Anche Cristoforo Colombo arruolato tra i “suprematisti bianchi”
25 Agosto 2017
Il consiglio comunale di Oberlin, in Ohio, negli Stati Uniti, ha votato all’unanimità per l’abolizione del “Columbus Day”, la giornata che commemora lo sbarco di Cristoforo Colombo nel ‘Nuovo Mondo’. Secondo i membri del consiglio comunale, che durante il voto si sono aspramente scontrati con i cittadini presenti alla riunione contrari alla decisione, da oggi la festività del “Columbus Day” va sostituita con l’“Indigenous People’s Day”, dedicato alla memoria dei nativi americani. Peccato che solo lo 0,2 per cento dei residenti di Oberlin, secondo il censimento del 2010, siano discendenti dei nativi. Siamo al delirio di onnipotenza del politicamente corretto come deliranti appaiono le parole di uno dei manifestanti che nei giorni precedenti, a Columbus, la capitale dell’Ohio, ha spiegato che “Cristoforo Colombo era un agente e continua a rappresentare un simbolo del genocidio degli indigeni americani”.
La decisione del consiglio comunale di Oberlin però sembra aver fatto scuola e adesso anche a New York ci sono rappresentanti del consiglio comunale impegnati a decidere se le statue di Colombo resteranno nei parchi di Manhattan, come ha scritto il New York Post. Il sindaco della Grande Mela, Bill De Blasio, che per inciso ha origini italo-americane, invece di opporsi con decisione a questa nuova ondata di politicamente corretto, che parte proprio dall’interno della sua amministrazione, per adesso si è trincerato dietro l’ambiguità: “Stiamo valutando cosa fare con tutte le statue e i monumenti che in qualche modo possono suggerire odio o razzismo o antisemitismo, qualsiasi tipo di messaggio che vada contro il valori di New York”. Ma per De Blasio, Cristoforo Colombo fu o meno un antesignano dei “suprematisti bianchi”, espressione di gran voga tra i giornali liberal per stigmatizzare chiunque provi a dire la sua su questioni come questa, uscendo dal recinto del politically correct?

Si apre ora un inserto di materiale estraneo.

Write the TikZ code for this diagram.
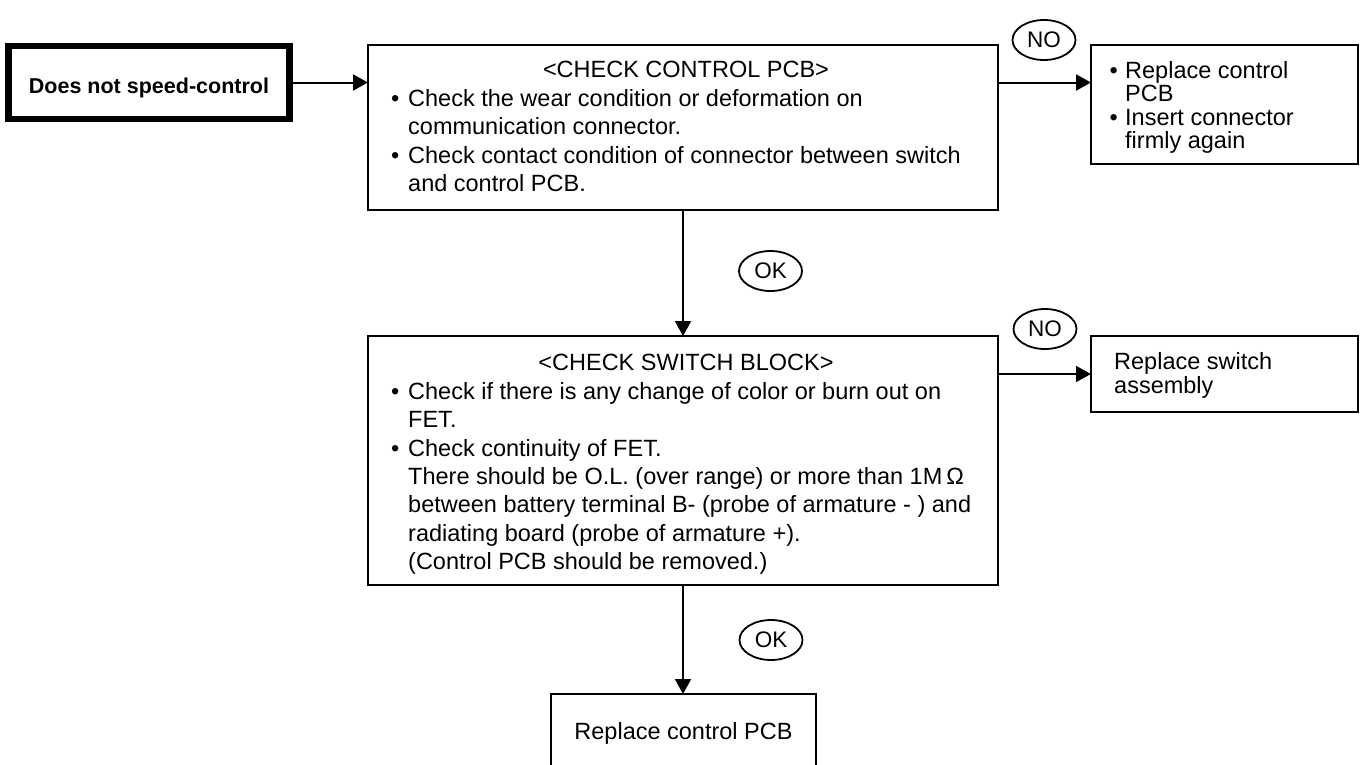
\documentclass[tikz,border=0pt]{standalone}
\usepackage{fontspec}
\setmainfont{Liberation Sans}
\usetikzlibrary{arrows.meta,shapes.geometric}
% bullet with a fixed-width slot, and the matching hanging indent
\newcommand{\bitem}[1][17pt]{\makebox[#1][l]{•}}
\newcommand{\bcont}[1][17pt]{\hspace*{#1}}
\begin{document}
\begin{tikzpicture}[x=1pt,y=-1pt,
  frame/.style={draw, rectangle, line width=2pt, inner sep=0pt, outer sep=0pt, anchor=north west},
  body/.style={inner sep=0pt, anchor=north west, align=left, font=\fontsize{23.5}{28.3}\selectfont},
  side/.style={inner sep=0pt, anchor=north west, align=left, font=\fontsize{23.5}{23.5}\selectfont},
  head/.style={inner sep=0pt, anchor=north, font=\fontsize{23.5}{28.3}\selectfont},
  verdict/.style={draw, ellipse, line width=1.8pt, inner sep=0pt, minimum width=63pt, minimum height=40pt, font=\fontsize{22.5}{22.5}\selectfont},
  flow/.style={line width=2pt, -{Triangle[length=15pt,width=16pt]}},
]
\fill[white] (0,0) rectangle (1361,764);
\useasboundingbox (0,0) rectangle (1361,764);
\clip (0,0) rectangle (1361,764);

% start condition
\node[frame, line width=6.5pt, minimum width=281pt, minimum height=73pt] (start) at (8.5,46) {};
\node[anchor=base, inner sep=0pt, font=\bfseries\fontsize{21.5}{21.5}\selectfont] (startlabel) at (149,93) {Does not speed-control};

% control PCB check
\node[frame, minimum width=630pt, minimum height=165pt] (pcb) at (368,45) {};
\node[head] (pcbhead) at (686,61) {<CHECK CONTROL PCB>};
\node[body] (pcbbody) at (391,89.3) {\bitem Check the wear condition or deformation on\\
  \bcont communication connector.\\
  \bitem Check contact condition of connector between switch\\
  \bcont and control PCB.};

\node[frame, minimum width=267pt, minimum height=119pt] (fixpcb) at (1091,45) {};
\node[side] (fixpcbtext) at (1109.5,61) {\bitem[15.5pt]Replace control\\
  \bcont[15.5pt]PCB\\
  \bitem[15.5pt]Insert connector\\
  \bcont[15.5pt]firmly again};
\node[verdict] (no1) at (1044,40) {NO};

% switch block check
\node[frame, minimum width=630pt, minimum height=249pt] (sw) at (368,336) {};
\node[head] (swhead) at (686,354) {<CHECK SWITCH BLOCK>};
\node[body] (swbody) at (391,382.3) {\bitem Check if there is any change of color or burn out on\\
  \bcont FET.\\
  \bitem Check continuity of FET.\\
  \bcont There should be O.L. (over range) or more than 1M\,Ω\\
  \bcont between battery terminal B- (probe of armature - ) and\\
  \bcont radiating board (probe of armature +).\\
  \bcont (Control PCB should be removed.)};
\node[verdict] (ok1) at (770.5,271) {OK};

\node[frame, minimum width=267pt, minimum height=76pt] (fixsw) at (1091,336) {};
\node[side, font=\fontsize{23.5}{24}\selectfont] (fixswtext) at (1114,352) {Replace switch\\ assembly};
\node[verdict] (no2) at (1045,329) {NO};

% final action
\node[verdict] (ok2) at (771,640) {OK};
\node[frame, minimum width=265pt, minimum height=100pt] (final) at (551,694) {};
\node[anchor=base, inner sep=0pt, font=\fontsize{23.5}{23.5}\selectfont] (finaltext) at (683.5,739) {Replace control PCB};

% connectors
\draw[flow] (start.east) -- (start.east -| pcb.west);
\draw[flow] (pcb.east |- start.east) -- (start.east -| fixpcb.west);
\draw[flow] (pcb.south) -- (sw.north);
\draw[flow, line width=1.3pt] (sw.east |- fixsw.west) -- (fixsw.west);
\draw[flow] (sw.south) -- (sw.south |- final.north);
\end{tikzpicture}
\end{document}
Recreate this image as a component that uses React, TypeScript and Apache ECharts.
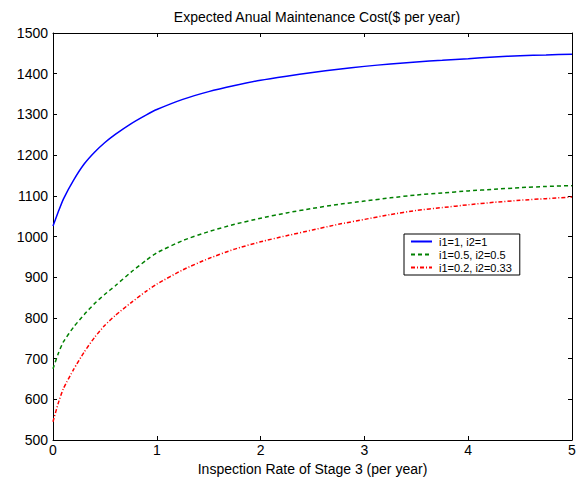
import React, { useEffect, useRef } from "react";
import * as echarts from "echarts";

const xValues = [0, 0.05, 0.1, 0.2, 0.3, 0.4, 0.5, 0.6, 0.75, 0.9, 1.0, 1.25, 1.5, 1.75, 2, 2.25, 2.5, 2.75, 3, 3.25, 3.5, 3.75, 4, 4.25, 4.5, 4.75, 5];
const blueValues = [1026, 1060, 1092, 1139, 1178, 1207, 1231, 1251, 1277, 1299, 1312, 1337, 1356, 1371, 1384, 1394, 1403, 1411, 1418, 1424, 1429, 1433, 1437, 1441, 1444, 1446, 1448];
const greenValues = [675, 712, 741, 778, 808, 835, 858, 879, 912, 942, 960, 990, 1012, 1030, 1045, 1058, 1069, 1079, 1087, 1095, 1102, 1107, 1112, 1116, 1120, 1123, 1125];
const redValues = [545, 590, 626, 674, 716, 752, 782, 806, 837, 866, 883, 918, 946, 969, 987, 1002, 1016, 1030, 1042, 1054, 1064, 1071, 1078, 1084, 1089, 1093, 1097];
const seriesNames = ["i1=1, i2=1", "i1=0.5, i2=0.5", "i1=0.2, i2=0.33"];
const titleText = "Expected Anual Maintenance Cost($ per year)";
const xAxisTitle = "Inspection Rate of Stage 3 (per year)";

const FONT = "Liberation Sans, Arial, sans-serif";

export default function App() {
  const ref = useRef<HTMLDivElement>(null);
  useEffect(() => {
    document.body.style.margin = "0";
    const chart = echarts.init(ref.current!, null, { renderer: "svg" });
    const pair = (ys: number[]) => xValues.map((x, i) => [x, ys[i]]);
    const axisCommon = {
      axisLine: { show: true, onZero: false, lineStyle: { color: "#000", width: 1 } },
      axisTick: { show: true, inside: true, length: 4, lineStyle: { color: "#000" } },
      splitLine: { show: false },
    };
    chart.setOption({
      animation: false,
      backgroundColor: "#fff",
      title: {
        text: titleText,
        left: 312,
        top: 5,
        textAlign: "center",
        textStyle: { fontFamily: FONT, fontSize: 14, fontWeight: "normal", color: "#000" },
      },
      legend: {
        orient: "vertical",
        left: 404,
        top: 234,
        backgroundColor: "#fff",
        borderColor: "#000",
        borderWidth: 1,
        borderRadius: 0,
        padding: [2, 8, 2, 6],
        itemGap: 2,
        itemWidth: 21,
        itemHeight: 12,
        itemStyle: { opacity: 0 },
        textStyle: { fontFamily: FONT, fontSize: 11, color: "#000", padding: [0, 0, 0, 2] },
        data: seriesNames,
      },
      grid: { left: 53, right: 14, top: 33, bottom: 47, containLabel: false },
      xAxis: [
        {
          type: "value",
          min: 0,
          max: 5,
          interval: 1,
          position: "bottom",
          name: xAxisTitle,
          nameLocation: "middle",
          nameGap: 20,
          nameTextStyle: { fontFamily: FONT, fontSize: 14, color: "#000" },
          axisLabel: { fontFamily: FONT, fontSize: 14, color: "#000", margin: 3 },
          ...axisCommon,
        },
        {
          type: "value",
          min: 0,
          max: 5,
          interval: 1,
          position: "top",
          axisLabel: { show: false },
          ...axisCommon,
        },
      ],
      yAxis: [
        {
          type: "value",
          min: 500,
          max: 1500,
          interval: 100,
          position: "left",
          axisLabel: { fontFamily: FONT, fontSize: 14, color: "#000", margin: 5, formatter: (v: number) => String(v) },
          ...axisCommon,
        },
        {
          type: "value",
          min: 500,
          max: 1500,
          interval: 100,
          position: "right",
          axisLabel: { show: false },
          ...axisCommon,
        },
      ],
      series: [
        {
          name: seriesNames[0],
          type: "line",
          data: pair(blueValues),
          smooth: 0.2,
          symbol: "none",
          lineStyle: { color: "#0000ff", width: 1.5, type: "solid" },
          itemStyle: { color: "#0000ff" },
        },
        {
          name: seriesNames[1],
          type: "line",
          data: pair(greenValues),
          smooth: 0.2,
          symbol: "none",
          lineStyle: { color: "#008000", width: 1.5, type: [4, 3] },
          itemStyle: { color: "#008000" },
        },
        {
          name: seriesNames[2],
          type: "line",
          data: pair(redValues),
          smooth: 0.2,
          symbol: "none",
          lineStyle: { color: "#ff0000", width: 1.5, type: [4, 2, 1, 2] },
          itemStyle: { color: "#ff0000" },
        },
      ],
    });
    return () => chart.dispose();
  }, []);
  return <div ref={ref} style={{ position: "fixed", left: 0, top: 0, width: 586, height: 487 }} />;
}
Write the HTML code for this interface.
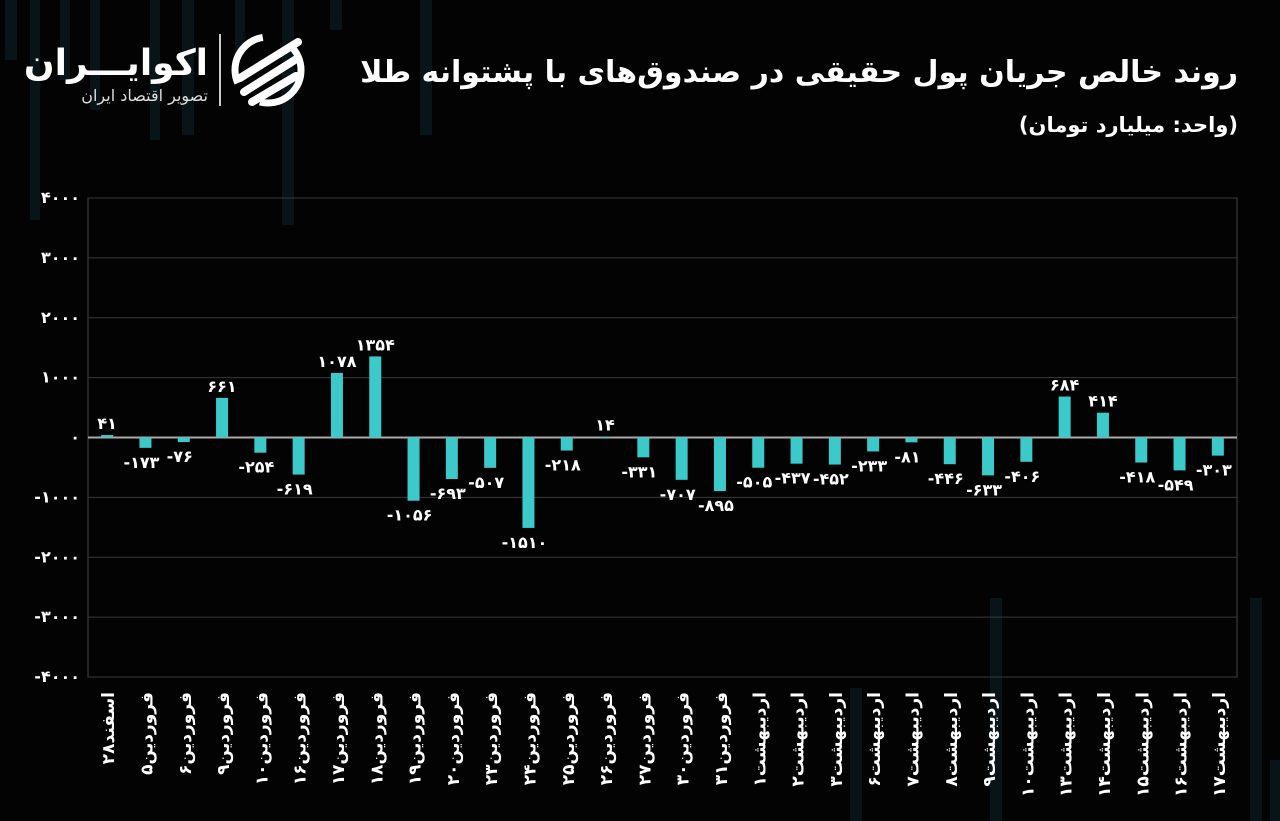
<!DOCTYPE html>
<html><head><meta charset="utf-8">
<style>
html,body{margin:0;padding:0;background:#030303;}
svg{display:block;font-family:"Liberation Sans","DejaVu Sans","Noto Sans CJK SC",sans-serif;}
</style></head>
<body>
<svg id="chart" width="1280" height="821" viewBox="0 0 1280 821">
<rect width="1280" height="821" fill="#030303"/>
<g id="deco" fill="#0a161b" opacity="0.9">
<rect x="5" y="0" width="12" height="60"/><rect x="30" y="0" width="10" height="220"/><rect x="60" y="0" width="10" height="80"/>
<rect x="90" y="0" width="10" height="110"/><rect x="150" y="0" width="10" height="140"/><rect x="182" y="0" width="12" height="135"/>
<rect x="235" y="0" width="10" height="55"/><rect x="282" y="0" width="12" height="225"/><rect x="330" y="0" width="12" height="30"/>
<rect x="420" y="0" width="12" height="135"/><rect x="990" y="598" width="12" height="223"/><rect x="850" y="688" width="12" height="133"/>
<rect x="1250" y="598" width="12" height="223"/><rect x="1270" y="760" width="10" height="61"/>
</g>
<text x="1238" y="82" text-anchor="start" direction="rtl" fill="#fff" font-size="30" font-weight="bold" font-family="'DejaVu Sans','Noto Sans CJK SC',sans-serif">روند خالص جریان پول حقیقی در صندوق‌های با پشتوانه طلا</text>
<text x="1238" y="132" text-anchor="start" direction="rtl" fill="#fff" font-size="21" font-weight="bold" font-family="'DejaVu Sans',sans-serif">(واحد: میلیارد تومان)</text>
<g>
<text x="208" y="75" text-anchor="end" fill="#fff" font-size="36" font-weight="bold" font-family="'DejaVu Sans',sans-serif">اکوایـــران</text>
<text x="208" y="101" text-anchor="end" fill="#ddd" font-size="16" font-family="'DejaVu Sans',sans-serif">تصویر اقتصاد ایران</text>
<rect x="219" y="34" width="2" height="72" fill="#ccc"/>
<circle cx="268" cy="70" r="33" fill="none" stroke="#fff" stroke-width="7" stroke-dasharray="60 30"/>
<path d="M240 78 L298 42 M244 92 L298 58 M252 102 L296 76" stroke="#fff" stroke-width="8" stroke-linecap="round"/>
</g>
<g id="grid"></g><g id="bars"></g><g id="labels"></g><g id="yticks"></g><g id="xticks"></g>
</svg>
<script>
const categories=["اسفند۲۸","فروردین۵","فروردین۶","فروردین۹","فروردین۱۰","فروردین۱۶","فروردین۱۷","فروردین۱۸","فروردین۱۹","فروردین۲۰","فروردین۲۳","فروردین۲۴","فروردین۲۵","فروردین۲۶","فروردین۲۷","فروردین۳۰","فروردین۳۱","اردیبهشت۱","اردیبهشت۲","اردیبهشت۳","اردیبهشت۶","اردیبهشت۷","اردیبهشت۸","اردیبهشت۹","اردیبهشت۱۰","اردیبهشت۱۳","اردیبهشت۱۴","اردیبهشت۱۵","اردیبهشت۱۶","اردیبهشت۱۷"];
const values=[41,-173,-76,661,-254,-619,1078,1354,-1056,-693,-507,-1510,-218,14,-331,-707,-895,-505,-437,-452,-233,-81,-446,-633,-406,684,414,-418,-549,-303];
const yTicks=[4000,3000,2000,1000,0,-1000,-2000,-3000,-4000];
const NS="http://www.w3.org/2000/svg";
const L=88,R=1237,T=198,B=677,yMin=-4000,yMax=4000;
const y=v=>T+(yMax-v)/(yMax-yMin)*(B-T);
const band=(R-L)/categories.length;
const x=i=>L+band*(i+0.5);
const fa=s=>String(s).replace(/\d/g,d=>"۰۱۲۳۴۵۶۷۸۹"[d]);
function mk(tag,attrs,parent){const e=document.createElementNS(NS,tag);for(const k in attrs)e.setAttribute(k,attrs[k]);document.getElementById(parent).appendChild(e);return e;}
const frame=mk("rect",{x:L,y:T,width:R-L,height:B-T,fill:"none",stroke:"#444","stroke-width":1},"grid");


yTicks.forEach(t=>{
  const ln=mk("line",{x1:L,x2:R,y1:y(t),y2:y(t),stroke:t===0?"#aaa":"#3a3a3a","stroke-width":t===0?2:1},"grid");
  
  
  const tx=mk("text",{x:80,y:y(t)+5,"text-anchor":"end",fill:"#fff","font-size":16,"font-weight":"bold","font-family":"'DejaVu Sans',sans-serif"},"yticks");
  tx.textContent=(t<0?"-":"")+fa(Math.abs(t));
  
  
});
const bw=12;
values.forEach((v,i)=>{
  const y0=y(0),yv=y(v);
  const r=mk("rect",{x:x(i)-bw/2,y:Math.min(y0,yv),width:bw,height:Math.max(Math.abs(yv-y0),0.5),fill:"#3cc9c9"},"bars");
  
  
  const lt=mk("text",{x:x(i)-(v<0?4:0),y:v<0?yv+20:yv-6,"text-anchor":"middle",fill:"#fff","font-size":16,"font-weight":"bold","font-family":"'DejaVu Sans',sans-serif"},"labels");
  lt.textContent=(v<0?"-":"")+fa(Math.abs(v));
  
  
  const xt=mk("text",{transform:`translate(${x(i)+7},692) rotate(-90)`,"text-anchor":"end",fill:"#fff","font-size":17,"font-weight":"bold","font-family":"'DejaVu Sans',sans-serif"},"xticks");
  xt.textContent=categories[i];
  
  
});
</script>
</body></html>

Ecco la domanda a cui il sindaco dovrebbe rispondere, “sì” o “no”.
L’opera di demolizione della storia e della identità americana sta continuando, dopo che nelle scorse settimane gli “agenti” del politicamente corretto (che i giornaloni Usa chiamano affettuosamente “antirazzisti” o “antifascisti”) avevano prima cercato di rimuovere con la forza le statue di generali “sudisti”, confederati, protagonisti della Guerra civile americana, insomma, e successivamente persino la statua di George Washington, il presidente Usa, accusato di essere un pericoloso “schiavista”. Continuiamo a documentare cosa sta accadendo negli Usa perché guardando i telegiornali italiani abbiamo come l’impressione che nel nostro Paese non ci si renda conto della violenta campagna di intimidazione e contro la libertà di parola che è in atto dall’altra parte dell’Atlantico.
Com’è accaduto a Boston non più di una settimana fa, quando si è cercato di impedire a tutti i costi una manifestazione della destra trumpista proprio a favore della libertà di parola, definendo, ancora una volta, “suprematisti bianchi” tutti quelli che vi prendevano parte, nessuno escluso. Ecco, chi, nei giornali, nei media, nei partiti politici e nella società civile, avalla queste campagne di odio contro i simboli della storia americana e contro il valore fondante della democrazia Usa, che è proprio la libertà di parola, forse non si rende conto o forse se ne rende conto fin troppo bene di legittimare atteggiamenti criminali indotti dal pensiero dominante.
Il mese scorso è passato a miglior vita Bob Whitaker, politico Usa e uomo della amministrazione Reagan, tra gli architetti di quel travaso di voti dei Democratici del Sud, classi popolari e “colletti blu”, dal partito democratico verso quello repubblicano ai tempi della vittoria di Reagan. Un po’ com’è accaduto con Trump, capace di soffiare i voti ai clintoniani proprio negli stati a tradizionale insediamento democratico. Tanto per dire qual è la risposta del popolo americano, non di quei quattro raccattati che i giornaloni si affrettano a definire la maggioranza degli americani, quando a quel popolo viene data la possibilità di esprimersi liberamente.
La democrazia americana però, diceva Whitaker, è in pericolo. Il politico repubblicano era convinto che in America fosse in atto un “genocidio” culturale contro i bianchi e una volta disse che “l’antirazzismo è solo una parola in codice per esprimere sentimenti contro i bianchi”. Occhio però che a ricordare troppo Whitaker come un campione della libertà di parola si finisce per rientrare subito nella ormai usurata categoria dei “suprematisti bianchi”.